Mariah Williams is blind, but the eclipse has been brought to life for her by a NASA-sponsored tactile graphic book co-authored by one of her professors. (WCIV)

CHARLESTON, S.C. (WCIV) - Unless the weather decides to not cooperate, Aug. 21's total solar eclipse promises to be a celestial delight. It's something millions of people are traveling to see, but for those who can't see at all, there are ways they can still the phenomenon.

“I think they’re really kind of amazing. I guess I never really thought about eclipses [before]," said Mariah Williams, a recent graduate of the College of Charleston.

Williams is blind, but the eclipse has been brought to life for her by a NASA-sponsored tactile graphic book co-authored by one of her professors.

It's a large book with three grooved pages. Each page has imprints of the sun, eclipse phases and the path of totality, among other things that help explain an eclipse to someone like Williams.

"Now suddenly it’s like, 'Wait, this is exactly what happens,'" Williams says. "I understand why it happens and how it happens.”
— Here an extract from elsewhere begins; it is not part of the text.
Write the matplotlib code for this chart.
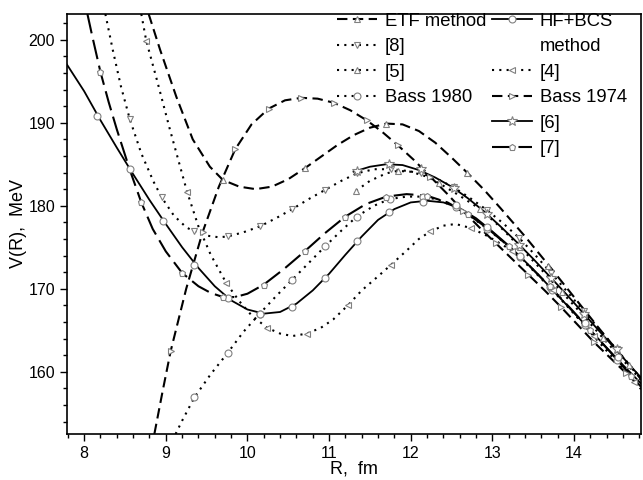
import matplotlib
matplotlib.use("Agg")
import matplotlib.pyplot as plt
from matplotlib.lines import Line2D
from matplotlib.ticker import MultipleLocator

plt.rcParams['font.family'] = ['Liberation Sans', 'DejaVu Sans']

# ---------------- data ----------------
# ETF method (dashed, triangle up)
etf_x = [8.79, 8.93, 9.13, 9.33, 9.54, 9.70, 9.9, 10.1, 10.3, 10.5, 10.7, 10.9, 11.1, 11.3, 11.5,
         11.7, 11.9, 12.1, 12.3, 12.5, 12.7, 12.9, 13.1, 13.4, 13.7, 14.0, 14.3, 14.6, 14.82]
etf_y = [203.1, 198.8, 193.1, 188.0, 184.7, 183.1, 182.3, 182.0, 182.3, 183.2, 184.5, 185.9, 187.3, 188.5, 189.4,
         189.9, 189.8, 189.0, 187.6, 185.8, 183.9, 181.9, 179.7, 176.3, 172.7, 169.0, 165.3, 161.7, 159.1]
etf_mx = [9.70, 10.70, 11.70, 12.69, 13.68, 14.67]
etf_my = [183.1, 184.5, 189.9, 184.0, 172.8, 160.8]

# HF+BCS method (solid, circles)
hf_x = [7.79, 8.0, 8.2, 8.4, 8.6, 8.8, 9.0, 9.2, 9.4, 9.6, 9.8, 10.0, 10.2, 10.4, 10.6, 10.8, 11.0,
        11.2, 11.4, 11.6, 11.8, 12.0, 12.2, 12.4, 12.6, 12.8, 13.0, 13.2, 13.4, 13.6, 13.8, 14.0,
        14.2, 14.4, 14.6, 14.82]
hf_y = [197.0, 193.8, 190.3, 187.0, 183.8, 180.7, 177.8, 175.0, 172.5, 170.3, 168.6, 167.5, 167.0, 167.2,
        168.2, 169.8, 171.8, 174.1, 176.3, 178.3, 179.6, 180.4, 180.6, 180.4, 179.7, 178.5, 176.9, 175.2,
        173.3, 171.3, 169.2, 167.1, 165.0, 162.9, 160.8, 158.6]
hf_mx = [8.16, 8.56, 8.96, 9.35, 9.76, 10.15, 10.55, 10.95, 11.34, 11.73, 12.15, 12.55, 12.94, 13.34,
         13.71, 14.13, 14.54]
hf_my = [190.8, 184.4, 178.2, 172.9, 168.9, 167.0, 167.8, 171.3, 175.7, 179.2, 180.5, 180.1, 177.4, 174.0,
         170.2, 165.9, 161.8]

# [8] (dotted, triangle down)
r8_x = [8.26, 8.35, 8.45, 8.56, 8.7, 8.85, 8.95, 9.1, 9.25, 9.35, 9.5, 9.65, 9.76, 9.95, 10.15, 10.35,
        10.55, 10.75, 10.95, 11.15, 11.34, 11.55, 11.76, 11.95, 12.13, 12.33, 12.53, 12.73, 12.93, 13.13,
        13.33, 13.53, 13.72, 13.92, 14.12, 14.32, 14.52, 14.82]
r8_y = [203.1, 198.8, 194.4, 190.4, 186.3, 182.9, 181.0, 178.8, 177.4, 176.9, 176.4, 176.2, 176.3, 176.8,
        177.5, 178.5, 179.6, 180.8, 181.9, 183.0, 183.9, 184.4, 184.4, 184.2, 183.9, 183.2, 182.2, 180.9,
        179.5, 177.9, 176.1, 174.0, 171.9, 169.6, 167.3, 165.0, 162.7, 159.2]
r8_mx = [8.56, 8.95, 9.35, 9.76, 10.15, 10.55, 10.95, 11.34, 11.76, 12.13, 12.53, 12.93, 13.33, 13.72,
         14.12, 14.52]
r8_my = [190.4, 181.0, 176.9, 176.3, 177.5, 179.6, 181.9, 183.9, 184.4, 183.9, 182.2, 179.5, 176.1, 171.9,
         167.3, 162.7]

# [5] (dotted, triangle up)
r5_x = [11.33, 11.5, 11.7, 11.84, 12.0, 12.2, 12.4, 12.6, 12.85, 13.1, 13.34, 13.6, 13.85, 14.1, 14.35,
        14.6, 14.82]
r5_y = [181.8, 183.0, 183.9, 184.2, 184.1, 183.5, 182.4, 181.2, 179.6, 177.4, 175.0, 172.3, 169.6, 166.9,
        164.1, 161.4, 159.0]
r5_mx = [11.33, 11.84, 12.35, 12.85, 13.34, 13.85, 14.35]
r5_my = [181.8, 184.2, 182.7, 179.6, 175.0, 169.6, 164.1]

# [4] (dotted, triangle left)
r4_x = [8.70, 8.76, 8.89, 9.05, 9.26, 9.4, 9.55, 9.74, 9.9, 10.05, 10.24, 10.4, 10.55, 10.73, 10.9, 11.05,
        11.23, 11.4, 11.6, 11.76, 11.95, 12.1, 12.24, 12.4, 12.55, 12.74, 12.95, 13.24, 13.5, 13.74, 14.0,
        14.24, 14.5, 14.74, 14.82]
r4_y = [203.1, 199.9, 195.2, 189.2, 181.7, 177.5, 174.1, 170.7, 168.5, 166.8, 165.3, 164.6, 164.3, 164.6,
        165.3, 166.3, 168.0, 169.8, 171.5, 172.9, 174.6, 176.0, 176.9, 177.6, 177.8, 177.3, 176.3, 174.6,
        172.2, 169.8, 167.0, 164.3, 161.4, 158.8, 157.9]
r4_mx = [8.76, 9.26, 9.74, 10.24, 10.73, 11.23, 11.76, 12.24, 12.74, 13.24, 13.74, 14.24, 14.74]
r4_my = [199.9, 181.7, 170.7, 165.3, 164.6, 168.0, 172.9, 176.9, 177.3, 174.6, 169.8, 164.3, 158.8]

# Bass 1980 (dotted, circles)
b80_x = [9.12, 9.2, 9.35, 9.55, 9.76, 9.95, 10.15, 10.35, 10.55, 10.75, 10.95, 11.15, 11.34, 11.55, 11.74,
         11.95, 12.15, 12.35, 12.55, 12.75, 12.94, 13.14, 13.34, 13.54, 13.73, 13.93, 14.13, 14.33, 14.53,
         14.82]
b80_y = [152.5, 154.1, 156.9, 159.7, 162.3, 164.8, 167.0, 169.1, 171.1, 173.1, 175.1, 177.0, 178.7, 180.0,
         180.8, 181.1, 181.1, 180.7, 179.8, 178.6, 177.2, 175.6, 173.8, 171.9, 169.9, 167.8, 165.6, 163.5,
         161.4, 158.2]
b80_mx = [9.35, 9.76, 10.15, 10.55, 10.95, 11.34, 11.74, 12.15, 12.55, 12.94, 13.34, 13.73, 14.13, 14.53]
b80_my = [156.9, 162.3, 167.0, 171.1, 175.1, 178.7, 180.8, 181.1, 179.8, 177.2, 173.8, 169.9, 165.6, 161.4]

# Bass 1974 (dashed, triangle right)
b74_x = [8.86, 8.96, 9.06, 9.25, 9.45, 9.65, 9.85, 10.05, 10.26, 10.46, 10.66, 10.86, 11.06, 11.26, 11.46,
         11.65, 11.84, 12.04, 12.24, 12.44, 12.64, 12.84, 13.04, 13.24, 13.44, 13.64, 13.84, 14.04, 14.24,
         14.44, 14.64, 14.82]
b74_y = [152.5, 157.6, 162.5, 170.0, 176.8, 182.3, 186.8, 189.8, 191.7, 192.7, 193.0, 192.9, 192.4, 191.5,
         190.3, 188.9, 187.3, 185.5, 183.5, 181.5, 179.4, 177.4, 175.5, 173.6, 171.7, 169.8, 167.8, 165.7,
         163.6, 161.7, 159.8, 158.1]
b74_mx = [9.06, 9.45, 9.85, 10.26, 10.66, 11.06, 11.46, 11.84, 12.24, 12.64, 13.04, 13.44, 13.84, 14.24, 14.64]
b74_my = [162.5, 176.8, 186.8, 191.7, 193.0, 192.4, 190.3, 187.3, 183.5, 179.4, 175.5, 171.7, 167.8, 163.6, 159.8]

# [6] (solid, stars)
r6_x = [11.3, 11.5, 11.7, 11.9, 12.1, 12.3, 12.5, 12.7, 12.9, 13.1, 13.3, 13.5, 13.7, 13.9, 14.1, 14.3,
        14.5, 14.7, 14.82]
r6_y = [184.1, 184.7, 185.0, 184.9, 184.3, 183.4, 182.3, 180.9, 179.3, 177.5, 175.6, 173.6, 171.5, 169.4,
        167.2, 165.0, 162.8, 160.6, 159.3]
r6_mx = [11.34, 11.73, 12.13, 12.53, 12.93, 13.33, 13.72, 14.12, 14.52]
r6_my = [184.2, 185.0, 184.4, 182.1, 179.0, 175.3, 171.3, 167.0, 162.8]

# [7] (long dash, pentagons)
r7_x = [8.04, 8.1, 8.2, 8.3, 8.4, 8.56, 8.7, 8.84, 9.0, 9.2, 9.4, 9.55, 9.7, 9.85, 10.0, 10.2, 10.45,
        10.7, 10.95, 11.2, 11.45, 11.7, 11.95, 12.2, 12.45, 12.7, 12.95, 13.2, 13.45, 13.7, 13.95, 14.2,
        14.45, 14.7, 14.82]
r7_y = [203.1, 200.4, 196.1, 192.5, 189.2, 184.3, 180.4, 177.2, 174.5, 171.9, 170.3, 169.5, 169.0, 169.0,
        169.4, 170.5, 172.4, 174.5, 176.7, 178.7, 180.2, 181.1, 181.4, 181.2, 180.4, 179.0, 177.2, 175.1,
        172.8, 170.3, 167.7, 165.0, 162.3, 159.5, 158.2]
r7_mx = [8.2, 8.7, 9.2, 9.7, 10.2, 10.7, 11.2, 11.7, 12.2, 12.7, 13.2, 13.7, 14.2, 14.7]
r7_my = [196.1, 180.4, 171.9, 169.0, 170.5, 174.5, 178.7, 181.1, 181.2, 179.0, 175.1, 170.3, 165.0, 159.5]

x_ticks = [8, 9, 10, 11, 12, 13, 14]
y_ticks = [160, 170, 180, 190, 200]

# ---------------- styling ----------------
MEC = '#808080'
DASH = (0, (5.0, 2.6))
LDASH = (0, (9.5, 3.2))
DOT = (0, (1.0, 2.5))

series = [
    # name, x, y, mx, my, linestyle, marker, lw
    ('ETF method', etf_x, etf_y, etf_mx, etf_my, DASH, '^', 1.5),
    ('[8]', r8_x, r8_y, r8_mx, r8_my, DOT, 'v', 1.5),
    ('[5]', r5_x, r5_y, r5_mx, r5_my, DOT, '^', 1.5),
    ('Bass 1980', b80_x, b80_y, b80_mx, b80_my, DOT, 'o', 1.5),
    ('HF+BCS', hf_x, hf_y, hf_mx, hf_my, '-', 'o', 1.3),
    ('[4]', r4_x, r4_y, r4_mx, r4_my, DOT, '<', 1.5),
    ('Bass 1974', b74_x, b74_y, b74_mx, b74_my, DASH, '>', 1.5),
    ('[6]', r6_x, r6_y, r6_mx, r6_my, '-', '*', 1.3),
    ('[7]', r7_x, r7_y, r7_mx, r7_my, LDASH, 'p', 1.5),
]

fig = plt.figure(figsize=(6.43, 4.80), dpi=100)
ax = fig.add_axes([67 / 643, 1 - 434 / 480, (641 - 67) / 643, (434 - 14) / 480])

handles = {}
for name, x, y, mx, my, ls, mk, lw in series:
    ax.plot(x, y, color='black', linestyle=ls, linewidth=lw, zorder=2)
    ms = 7 if mk == '*' else 5
    ax.plot(mx, my, linestyle='none', marker=mk, markersize=ms, markerfacecolor='white',
            markeredgecolor=MEC, markeredgewidth=0.8, zorder=3)
    handles[name] = Line2D([], [], color='black', linestyle=ls, linewidth=lw, marker=mk,
                           markersize=ms, markerfacecolor='white', markeredgecolor=MEC,
                           markeredgewidth=0.8)

ax.set_xlim(7.79, 14.82)
ax.set_ylim(152.5, 203.1)
ax.set_xticks(x_ticks)
ax.set_yticks(y_ticks)
ax.xaxis.set_minor_locator(MultipleLocator(0.2))
ax.yaxis.set_minor_locator(MultipleLocator(2))
ax.tick_params(which='major', direction='out', length=5, width=1.0, labelsize=11.5,
               top=False, right=False)
ax.tick_params(which='minor', direction='out', length=3, width=1.0, top=False, right=False)
for s in ax.spines.values():
    s.set_linewidth(1.2)

ax.set_xlabel('R,  fm', fontsize=13, labelpad=0)
ax.set_ylabel('V(R),  MeV', fontsize=13, labelpad=1)

blank = Line2D([], [], linestyle='none')
leg_handles = [handles['ETF method'], handles['[8]'], handles['[5]'], handles['Bass 1980'], blank, blank,
               handles['HF+BCS'], blank, handles['[4]'], handles['Bass 1974'], handles['[6]'], handles['[7]']]
leg_labels = ['ETF method', '[8]', '[5]', 'Bass 1980', '', '',
              'HF+BCS', 'method', '[4]', 'Bass 1974', '[6]', '[7]']
leg = ax.legend(leg_handles, leg_labels, ncol=2, loc='upper left',
                bbox_to_anchor=(333 / 643, 1 - 9 / 480), bbox_transform=fig.transFigure,
                frameon=False, fontsize=13.3, handlelength=2.2, handletextpad=0.4,
                columnspacing=0.3, labelspacing=0.46, borderpad=0.2, borderaxespad=0)

fig.savefig('out.png', dpi=100)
Professor Cassandra Runyon of the College of Charleston said it was her late father who inspired her to help create something like this.
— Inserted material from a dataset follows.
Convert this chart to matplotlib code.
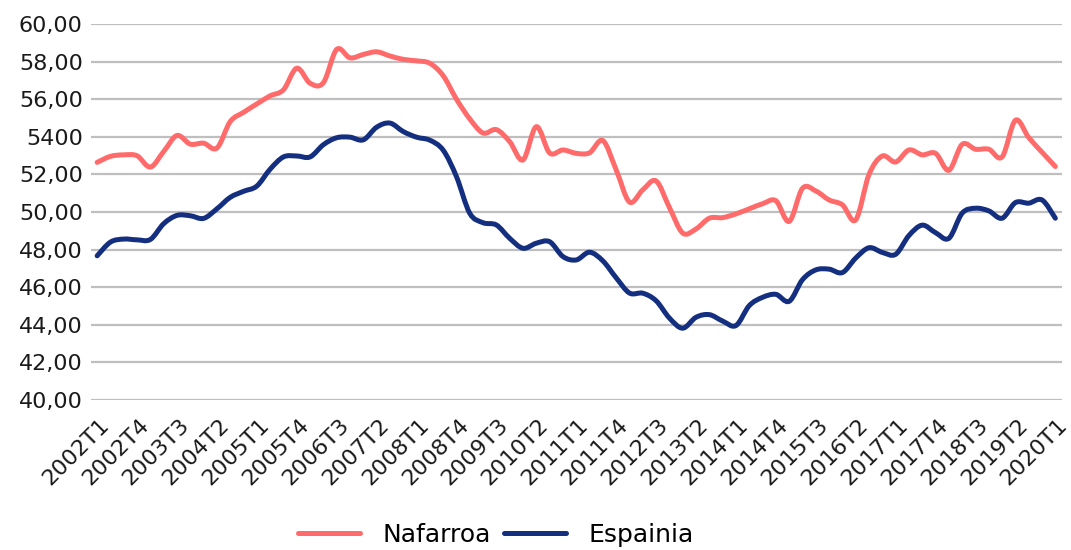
import numpy as np
import matplotlib
matplotlib.use("Agg")
import matplotlib.pyplot as plt
from matplotlib.path import Path
from matplotlib.patches import PathPatch
from matplotlib.lines import Line2D
from matplotlib.transforms import ScaledTranslation

# quarters 2002T1 .. 2020T1
years = list(range(2002, 2021))
quarters = [f"{y}T{q}" for y in years for q in range(1, 5)][:73]

nafarroa = [52.64, 52.96, 53.04, 52.99, 52.39, 53.22, 54.07, 53.61, 53.66, 53.40,
            54.81, 55.30, 55.75, 56.18, 56.50, 57.65, 56.85, 56.88, 58.65, 58.20,
            58.38, 58.52, 58.30, 58.12, 58.04, 57.91, 57.25, 56.00, 54.95, 54.20,
            54.38, 53.74, 52.77, 54.54, 53.14, 53.30, 53.12, 53.15, 53.80, 52.24,
            50.53, 51.18, 51.65, 50.24, 48.88, 49.10, 49.67, 49.70, 49.90, 50.17,
            50.44, 50.60, 49.50, 51.26, 51.12, 50.64, 50.38, 49.58, 52.00, 52.98,
            52.66, 53.30, 53.04, 53.12, 52.22, 53.60, 53.34, 53.34, 52.93, 54.88,
            53.96, 53.18, 52.42]

espainia = [47.67, 48.40, 48.56, 48.52, 48.54, 49.38, 49.82, 49.80, 49.66, 50.17,
            50.78, 51.10, 51.38, 52.28, 52.93, 52.98, 52.93, 53.58, 53.95, 53.98,
            53.84, 54.51, 54.73, 54.28, 53.98, 53.82, 53.29, 51.88, 49.93, 49.43,
            49.31, 48.60, 48.07, 48.34, 48.42, 47.63, 47.45, 47.86, 47.40, 46.50,
            45.69, 45.68, 45.28, 44.36, 43.82, 44.40, 44.54, 44.20, 43.96, 45.02,
            45.46, 45.62, 45.25, 46.40, 46.92, 46.96, 46.78, 47.55, 48.10, 47.85,
            47.75, 48.75, 49.30, 48.90, 48.60, 49.94, 50.20, 50.06, 49.67, 50.50,
            50.47, 50.64, 49.67]

yticks = [40, 42, 44, 46, 48, 50, 52, 54, 56, 58, 60]
ytick_labels = ["40,00", "42,00", "44,00", "46,00", "48,00", "50,00",
                "52,00", "5400", "56,00", "58,00", "60,00"]

RED = "#ff6b6b"
BLUE = "#142f7f"


def smooth_path(xs, ys):
    # bezier segments like a spreadsheet "smoothed line"
    pts = np.column_stack([xs, ys]).astype(float)
    n = len(pts)
    verts = [pts[0]]
    codes = [Path.MOVETO]
    for i in range(n - 1):
        p0 = pts[max(i - 1, 0)]
        p1 = pts[i]
        p2 = pts[i + 1]
        p3 = pts[min(i + 2, n - 1)]
        c1 = p1 + (p2 - p0) / 6.0
        c2 = p2 - (p3 - p1) / 6.0
        verts += [c1, c2, p2]
        codes += [Path.CURVE4] * 3
    return Path(verts, codes)


fig = plt.figure(figsize=(10.71, 5.5), dpi=100)
ax = fig.add_axes([90.5 / 1071, 1 - 400 / 550, (1062 - 90.5) / 1071, 376 / 550])

x = np.arange(len(quarters))
for ser, col in [(nafarroa, RED), (espainia, BLUE)]:
    patch = PathPatch(smooth_path(x, ser), facecolor="none", edgecolor=col,
                      lw=3.6, capstyle="round", joinstyle="round", zorder=3)
    ax.add_patch(patch)

ax.set_xlim(-0.5, len(quarters) - 0.5)
ax.set_ylim(40, 60)
ax.set_yticks(yticks)
ax.set_yticklabels(ytick_labels, fontsize=16, color="#1a1a1a")
ax.set_xticks(x[::3])
ax.set_xticklabels(quarters[::3], fontsize=16, color="#1a1a1a", rotation=45,
                   ha="right", va="center", rotation_mode="anchor")
ax.tick_params(axis="both", length=0)
ax.tick_params(axis="x", pad=0)
ax.tick_params(axis="y", pad=5.5)
shift = ScaledTranslation(0.09, -0.22, fig.dpi_scale_trans)
for lab in ax.get_xticklabels():
    lab.set_transform(lab.get_transform() + shift)
ax.grid(axis="y", color="#bfbfbf", lw=1.6)
ax.set_axisbelow(True)
for s in ax.spines.values():
    s.set_visible(False)

handles = [Line2D([], [], color=RED, lw=3.6, solid_capstyle="round"),
           Line2D([], [], color=BLUE, lw=3.6, solid_capstyle="round")]
fig.legend(handles, ["Nafarroa", "Espainia"], loc="lower center",
           bbox_to_anchor=(0.463, -0.035), ncol=2, frameon=False, fontsize=18,
           handlelength=2.5, handletextpad=0.9, columnspacing=0.5)

fig.savefig("out.png", dpi=100)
“There’s over 50 million people in the U.S. who are blind or visually impaired, and many of them live within the path of totality," said Runyon. "We thought, 'Wow, we need to do something for this population,' and thus the three tactile graphics and the book were born about a year-and-a-half ago.”

Thanks to the tactile graphic book, Williams says she now understands eclipses better and hopes to really experience the eclipse using all of her senses.
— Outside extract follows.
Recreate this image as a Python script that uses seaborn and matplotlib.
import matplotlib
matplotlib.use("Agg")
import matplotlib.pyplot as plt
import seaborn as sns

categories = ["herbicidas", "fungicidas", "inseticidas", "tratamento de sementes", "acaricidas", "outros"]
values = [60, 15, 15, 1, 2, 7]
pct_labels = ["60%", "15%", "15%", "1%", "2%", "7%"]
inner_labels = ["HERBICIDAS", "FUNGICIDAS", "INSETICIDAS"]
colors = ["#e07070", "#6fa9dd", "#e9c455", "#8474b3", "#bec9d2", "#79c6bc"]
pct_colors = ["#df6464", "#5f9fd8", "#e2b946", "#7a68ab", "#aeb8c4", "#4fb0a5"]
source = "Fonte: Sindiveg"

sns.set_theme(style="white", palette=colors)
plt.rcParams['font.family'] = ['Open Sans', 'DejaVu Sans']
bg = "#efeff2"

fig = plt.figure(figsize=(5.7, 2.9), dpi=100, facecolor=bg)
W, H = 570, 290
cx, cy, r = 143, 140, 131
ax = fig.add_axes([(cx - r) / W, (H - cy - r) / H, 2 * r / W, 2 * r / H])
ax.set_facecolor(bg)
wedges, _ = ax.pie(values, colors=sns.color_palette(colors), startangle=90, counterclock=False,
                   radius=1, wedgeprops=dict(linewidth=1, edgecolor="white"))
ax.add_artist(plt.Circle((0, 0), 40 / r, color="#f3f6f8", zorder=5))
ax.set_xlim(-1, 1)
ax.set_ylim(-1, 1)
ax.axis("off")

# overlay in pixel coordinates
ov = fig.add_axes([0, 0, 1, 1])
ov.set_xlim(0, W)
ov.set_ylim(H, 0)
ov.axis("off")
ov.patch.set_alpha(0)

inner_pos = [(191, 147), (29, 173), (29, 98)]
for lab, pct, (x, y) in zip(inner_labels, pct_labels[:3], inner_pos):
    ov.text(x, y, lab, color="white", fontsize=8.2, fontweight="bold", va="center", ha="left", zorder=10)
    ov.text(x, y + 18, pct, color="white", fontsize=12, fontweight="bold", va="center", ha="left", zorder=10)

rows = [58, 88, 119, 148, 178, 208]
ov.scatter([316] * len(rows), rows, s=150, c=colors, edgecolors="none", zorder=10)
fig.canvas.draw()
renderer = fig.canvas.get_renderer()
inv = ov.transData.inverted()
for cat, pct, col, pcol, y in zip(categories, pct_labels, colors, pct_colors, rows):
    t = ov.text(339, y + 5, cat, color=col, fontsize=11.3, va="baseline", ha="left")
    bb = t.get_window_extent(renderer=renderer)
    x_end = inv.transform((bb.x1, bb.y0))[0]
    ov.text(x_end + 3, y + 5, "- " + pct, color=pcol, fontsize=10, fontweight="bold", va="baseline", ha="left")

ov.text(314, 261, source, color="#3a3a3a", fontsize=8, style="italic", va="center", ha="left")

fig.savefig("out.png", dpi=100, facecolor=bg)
“The common idea is that if you lose one sense your other senses will pick up and be stronger," Williams said. "Some of that is true, but it’s more you learn to use them in ways that you might not otherwise."

Williams said one of her professors taught her about other things that happen during an eclipse, to help her really enjoy and understand it.

"I’m hoping I’ll be able to feel the temperature difference, and I do have a little bit of light sensitivity, so I should be able to see the darkness," Williams said. "And then I’ve been told that sometimes animals will act a little bit differently, so roosters will crow or crickets will chirp or something like that."

One thing that Williams will be doing - experts say everyone should - is wearing her eclipse glasses when she tilts her head up toward the sun.

"I can still damage my eyes if I try to look at the sun without protection. So, I'll be wearing these the whole time," Williams said, pointing to her eclipse glasses.